An Advocate of a Stronger Japanese
Military
During the 1970s
Nakasone was the Director-General of Japan’s Defense agency. Nakasone had
been a junior officer in the Japanese wartime navy, and he was alarmed at
the “power vacuum” created by Japan’s postwar disarmament. The
increasingly aggressive stance of the Soviet Union in the postwar years
prompted Nakasone to call for a reassessment of
Japan’s constitutional pacifism. By the early 1970s, the
Soviet Union was making alarming
expansions of its military presence at Vladivostok, just north of the
Japanese islands.
In 1976 a Soviet
MiG-25 pilot successfully evaded Japanese radar, and landed in Hokkaido.
The Russian pilot’s objective was a plea for asylum—not an attack on
Japan—but the incident served to highlight the country’s lack of military
defenses. Nonetheless, the doves generally prevailed over the hawks in the
Japanese Diet, and few of Director-General Nakasone’s more radical ideas
were implemented.
Prime Minister Nakasone
When he was elected
to the position of prime minister in 1982, Ronald Reagan occupied the U.S.

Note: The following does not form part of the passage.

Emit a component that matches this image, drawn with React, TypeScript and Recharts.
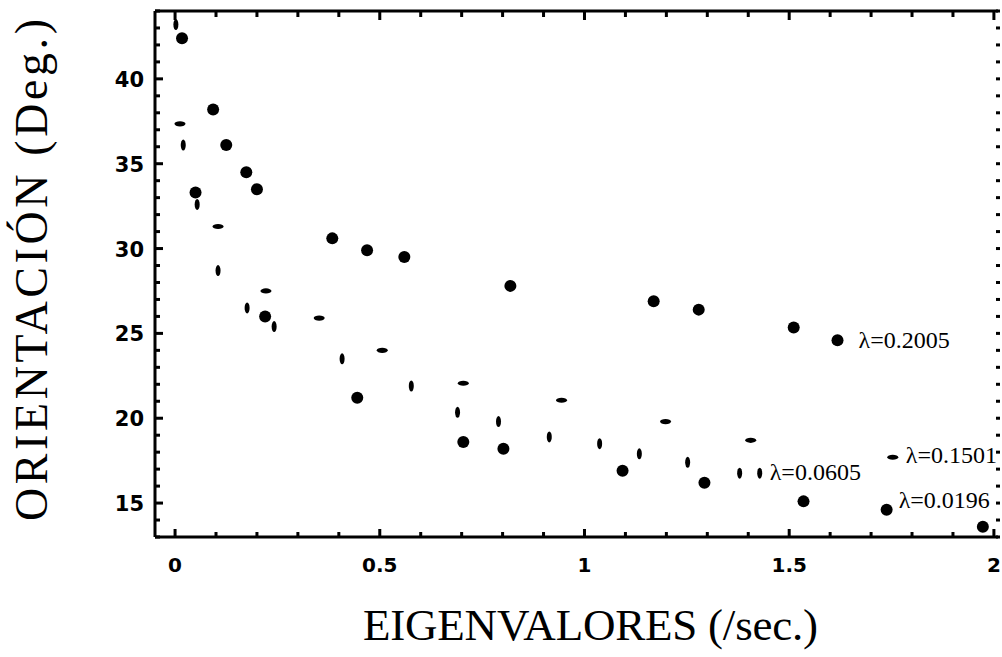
import { ScatterChart, Scatter, XAxis, YAxis, Label } from 'recharts'

// axis ticks (minor every 0.1 / every degree, labels on the majors)
const xTicks = [0, 0.1, 0.2, 0.3, 0.4, 0.5, 0.6, 0.7, 0.8, 0.9, 1, 1.1, 1.2, 1.3, 1.4, 1.5, 1.6, 1.7, 1.8, 1.9, 2]
const xMajor = [0, 0.5, 1, 1.5, 2]
const yTicks = [13, 14, 15, 16, 17, 18, 19, 20, 21, 22, 23, 24, 25, 26, 27, 28, 29, 30, 31, 32, 33, 34, 35, 36, 37, 38, 39, 40, 41, 42, 43, 44]
const yMajor = [15, 20, 25, 30, 35, 40]

// λ=0.2005 (circles, upper curve)
const upperX = [0.017, 0.093, 0.125, 0.174, 0.2, 0.384, 0.469, 0.56, 0.819, 1.169, 1.279, 1.511, 1.618]
const upperY = [42.4, 38.2, 36.1, 34.5, 33.5, 30.6, 29.9, 29.5, 27.8, 26.9, 26.4, 25.35, 24.6]

// λ=0.0196 (circles, lower curve)
const lowerX = [0.05, 0.22, 0.445, 0.704, 0.802, 1.093, 1.293, 1.535, 1.738, 1.973]
const lowerY = [33.3, 26.0, 21.2, 18.6, 18.2, 16.9, 16.2, 15.1, 14.6, 13.6]

// λ=0.1501 (horizontal dashes)
const dashX = [0.012, 0.105, 0.222, 0.352, 0.506, 0.704, 0.944, 1.198, 1.406, 1.753]
const dashY = [37.35, 31.3, 27.5, 25.9, 24.0, 22.06, 21.06, 19.8, 18.7, 17.7]

// λ=0.0605 (vertical ticks)
const tickX = [0.002, 0.02, 0.054, 0.105, 0.176, 0.242, 0.408, 0.577, 0.69, 0.79, 0.914, 1.037, 1.134, 1.252, 1.379, 1.428]
const tickY = [43.2, 36.1, 32.6, 28.7, 26.5, 25.4, 23.5, 21.9, 20.35, 19.8, 18.9, 18.5, 17.9, 17.4, 16.76, 16.76]

const toPoints = (xs: number[], ys: number[], labelAt: number, label: string) =>
  xs.map((x, i) => ({ x, y: ys[i], label: i === labelAt ? label : undefined }))

const upper = toPoints(upperX, upperY, 12, 'λ=0.2005')
const lower = toPoints(lowerX, lowerY, 8, 'λ=0.0196')
const dashes = toPoints(dashX, dashY, 9, 'λ=0.1501')
const ticks = toPoints(tickX, tickY, 15, 'λ=0.0605')

const labelOffset: Record<string, [number, number]> = {
  'λ=0.2005': [21, 8],
  'λ=0.0196': [12, -2],
  'λ=0.1501': [13, 6],
  'λ=0.0605': [10, 7],
}

const serif = "'Liberation Serif', 'Times New Roman', serif"
const boldSans = "'DejaVu Sans', sans-serif"
const frame = { stroke: '#000', strokeWidth: 3 }

function PointLabel({ cx, cy, text }: { cx: number; cy: number; text?: string }) {
  if (!text) return null
  const [dx, dy] = labelOffset[text]
  return (
    <text x={cx + dx} y={cy + dy} fontFamily={serif} fontSize={24} fill="#000">
      {text}
    </text>
  )
}

const Dot = (p: any) => (
  <g>
    <circle cx={p.cx} cy={p.cy} r={6} fill="#000" />
    <PointLabel cx={p.cx} cy={p.cy} text={p.payload?.label} />
  </g>
)

const Dash = (p: any) => (
  <g>
    <ellipse cx={p.cx} cy={p.cy} rx={5.5} ry={2.6} fill="#000" />
    <PointLabel cx={p.cx} cy={p.cy} text={p.payload?.label} />
  </g>
)

const Tick = (p: any) => (
  <g>
    <ellipse cx={p.cx} cy={p.cy} rx={2.5} ry={5.5} fill="#000" />
    <PointLabel cx={p.cx} cy={p.cy} text={p.payload?.label} />
  </g>
)

const Nothing = () => <g />

const isMajorX = (v: number) => xMajor.some((m) => Math.abs(m - v) < 1e-6)
const isMajorY = (v: number) => yMajor.includes(v)

// inward tick marks drawn as filled rects, labels only on the majors
const renderBottomTick = ({ x, y, payload }: any) => {
  const major = isMajorX(payload.value)
  const len = major ? 8 : 5
  return (
    <g>
      <rect x={x - 1.5} y={y - len} width={3} height={len} fill="#000" />
      {major && (
        <text x={x} y={y + 35} textAnchor="middle" fontFamily={boldSans} fontWeight="bold" fontSize={20} fill="#000">
          {String(payload.value)}
        </text>
      )}
    </g>
  )
}

const renderTopTick = ({ x, y, payload }: any) => {
  const len = isMajorX(payload.value) ? 9 : 6
  return <rect x={x - 1.5} y={y} width={3} height={len} fill="#000" />
}

const renderLeftTick = ({ x, y, payload }: any) => {
  const major = isMajorY(payload.value)
  const len = major ? 8 : 5
  return (
    <g>
      <rect x={x} y={y - 1.5} width={len} height={3} fill="#000" />
      {major && (
        <text x={x - 11} y={y + 8} textAnchor="end" fontFamily={boldSans} fontWeight="bold" fontSize={21} fill="#000">
          {payload.value}
        </text>
      )}
    </g>
  )
}

const renderRightTick = ({ x, y }: any) => <rect x={x - 2} y={y - 1.5} width={4} height={3} fill="#000" />

const XTitle = ({ viewBox }: any) => (
  <text
    x={viewBox.x + viewBox.width / 2 + 14}
    y={viewBox.y + 103}
    textAnchor="middle"
    fontFamily={serif}
    fontSize={45}
    textLength={455}
    lengthAdjust="spacing"
    fill="#000"
  >
    EIGENVALORES (/sec.)
  </text>
)

const YTitle = () => (
  <text
    x={47}
    y={270}
    transform="rotate(-90 47 270)"
    textAnchor="middle"
    fontFamily={serif}
    fontSize={46}
    textLength={502}
    lengthAdjust="spacing"
    fill="#000"
  >
    ORIENTACIÓN (Deg.)
  </text>
)

export default function App() {
  return (
    <div style={{ position: 'absolute', left: 0, top: 0, width: 1002, height: 657, background: '#fff' }}>
      <ScatterChart width={1002} height={657} margin={{ top: 10, right: 3, left: 0, bottom: 0 }}>
        <XAxis
          xAxisId="b"
          dataKey="x"
          type="number"
          domain={[-0.049, 2.01]}
          ticks={xTicks}
          interval={0}
          height={120}
          tickSize={0}
          tickMargin={0}
          tickLine={false}
          tick={renderBottomTick}
          axisLine={frame}
        >
          <Label content={<XTitle />} />
        </XAxis>
        <XAxis
          xAxisId="t"
          orientation="top"
          dataKey="x"
          type="number"
          domain={[-0.049, 2.01]}
          ticks={xTicks}
          interval={0}
          height={1}
          tickSize={0}
          tickMargin={0}
          tickLine={false}
          tick={renderTopTick}
          axisLine={frame}
        />
        <YAxis
          yAxisId="l"
          dataKey="y"
          type="number"
          domain={[13, 44]}
          ticks={yTicks}
          interval={0}
          width={155}
          tickSize={0}
          tickMargin={0}
          tickLine={false}
          tick={renderLeftTick}
          axisLine={frame}
        >
          <Label content={<YTitle />} />
        </YAxis>
        <YAxis
          yAxisId="r"
          orientation="right"
          dataKey="y"
          type="number"
          domain={[13, 44]}
          ticks={yTicks}
          interval={0}
          width={1}
          tickSize={0}
          tickMargin={0}
          tickLine={false}
          tick={renderRightTick}
          axisLine={false}
        />
        {/* keeps the top and right frame axes bound to data */}
        <Scatter xAxisId="t" yAxisId="r" data={lower} shape={Nothing} isAnimationActive={false} />
        <Scatter xAxisId="b" yAxisId="l" data={upper} shape={Dot} isAnimationActive={false} />
        <Scatter xAxisId="b" yAxisId="l" data={lower} shape={Dot} isAnimationActive={false} />
        <Scatter xAxisId="b" yAxisId="l" data={dashes} shape={Dash} isAnimationActive={false} />
        <Scatter xAxisId="b" yAxisId="l" data={ticks} shape={Tick} isAnimationActive={false} />
      </ScatterChart>
    </div>
  )
}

White House. Pundits in the press and academia expressed hope that
Nakasone’s English skills would enable him to have a close working
relationship with Reagan. However, economic tensions between Japan and
America intervened. In the early 1980s, the U.S. economy was mired in
recession, and the American automotive industry was losing market share to
Japanese imports. Labor leaders and politicians were calling for
protective tariffs and quotas on Japanese cars. American critics of Japan
charged that the Japanese market was closed to outsiders by a series of
structural barriers.
Nakasone responded to
the crisis by making a personal appeal to his constituency. In 1985 he
appeared on Japanese television, and encouraged every Japanese citizen to
purchase at least $100 worth of foreign goods. But the example products he
suggested were mostly low-tech items like textiles and cookware. It was as
if the prime minister could not seriously ask Japanese consumers to buy
American automobiles—the product most symbolic of the U.S.-Japan trade
friction.
In 1986, a Japanese
government initiative called the Maekawa Report proposed a series of steps
for making the domestic market more open to foreign competition. Many of
the steps detailed in the report were implemented—but the main
beneficiaries were companies in
Taiwan and South Korea—not American
manufacturers. Nakasone seemed unable to defuse the growing trade
tension.
Then he made his most
memorable faux pas. In an apparent attempt to explain away America’s
economic problems, Nakasone noted that Americans could not really be
expected to compete effectively with Japanese. Japanese, after all, were
more intelligent and far better educated.
When this bombshell
hit the press, the prime minister felt compelled to explain: Americans
were not necessarily less intelligent, but the country was hampered by its
ethnic and racial diversity. How could America compete with so many
blacks and Hispanics, the prime minister wondered aloud to the
international press.
Nakasone has secured
his place as one of Japan’s most memorable and opinionated prime
ministers. Unfortunately, though, his administration was not as beneficial
for U.S.-Japan relations as his supporters had hoped; and his racist
remarks tainted his efforts to promote Japan abroad.